Discussion: Local projections - top down or bottom up?
28 November 2005
Clive Lewis, Statistical Directorate, Welsh Assembly Government
Projections are not forecasts; they are:
"simply 'scenarios' (the certain, computational outcome of a given set of assumptions), rather than forecasts of the most likely course of future events".
Needs:
- Increasing interest in using them to allocate resources and assess service needs at a local (authority) level;
- Private sector organisation interest in future, localised developments;
- Need to set policies or strategies in a demographic context and to assess impacts on local populations.
How best to meet them:
- No single method suitable for all purposes;
- 'Disaggregating' the GAD national projections i.e. the top down approach, of limited application because:
- though commonly referred to as ‘trend based’; this is misleading.
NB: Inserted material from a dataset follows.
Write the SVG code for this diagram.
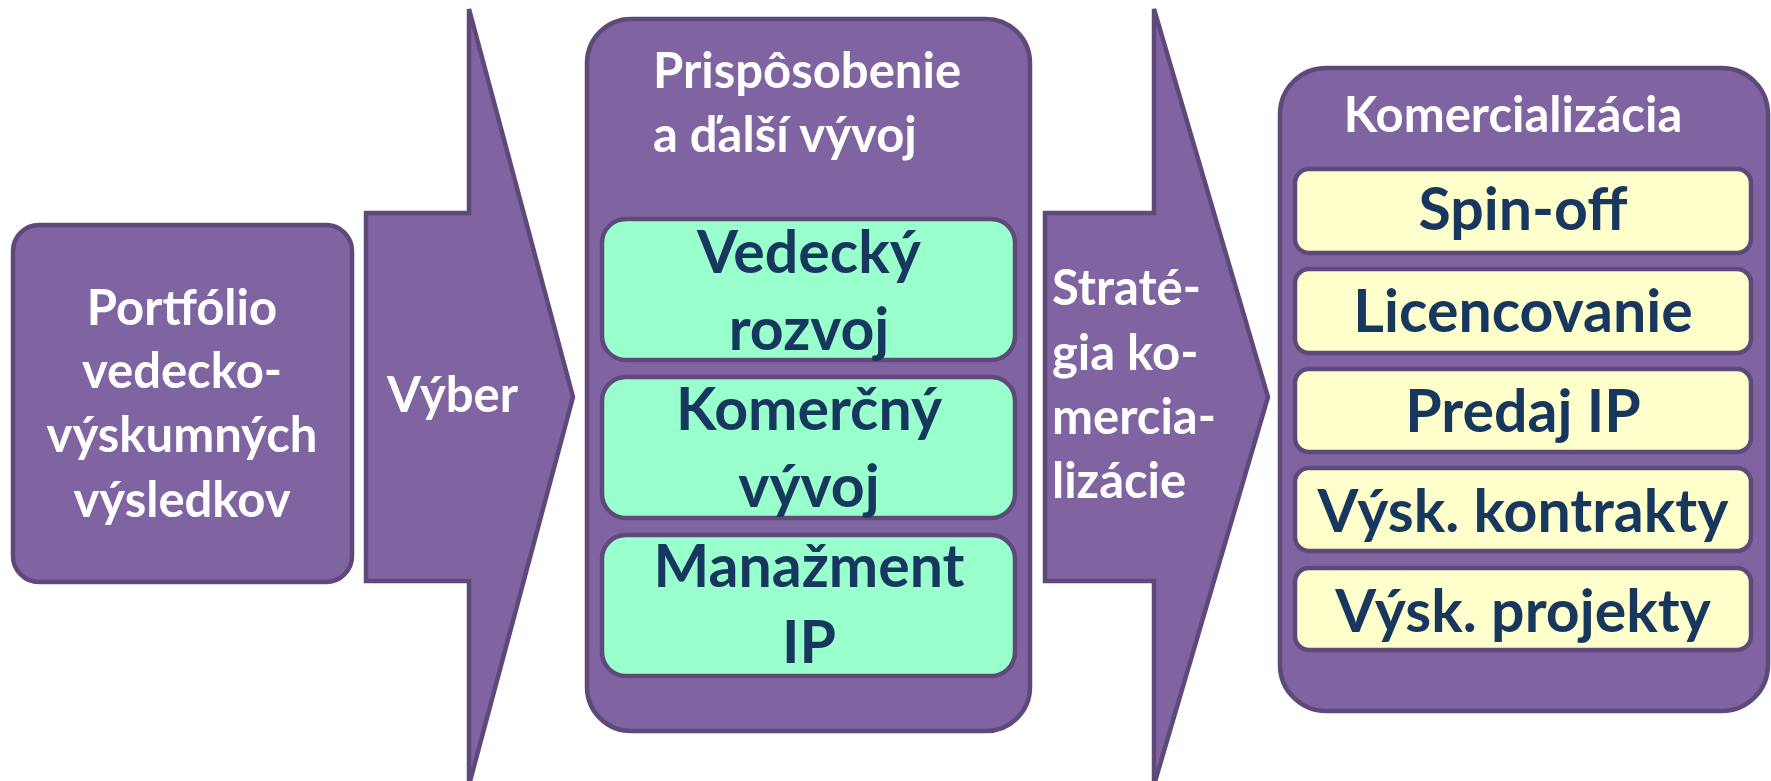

They are a hybrid;
- they are a means of allocating the nationally projected figures according to recent, relative sub-national demographic features;
- for the short term, they are simply a means of moving from the base year to when the long-term assumptions kick-in;
- Need for sub-national population projections that:
- reflect recent, local trends;
- take account of local factors that will be key in influencing future population growth or influence the demographic profile of the local population.
The bottom-up approach:
- Made at the local (authority) level, unconstrained to the national projections:
- true, trend-based projections for each authority area, produced in a consistent way using a common model;
- policy-based projections generated by each local authority as part of its development plans – effectively forecasts – with the assumptions reflecting the authority’s policy goals.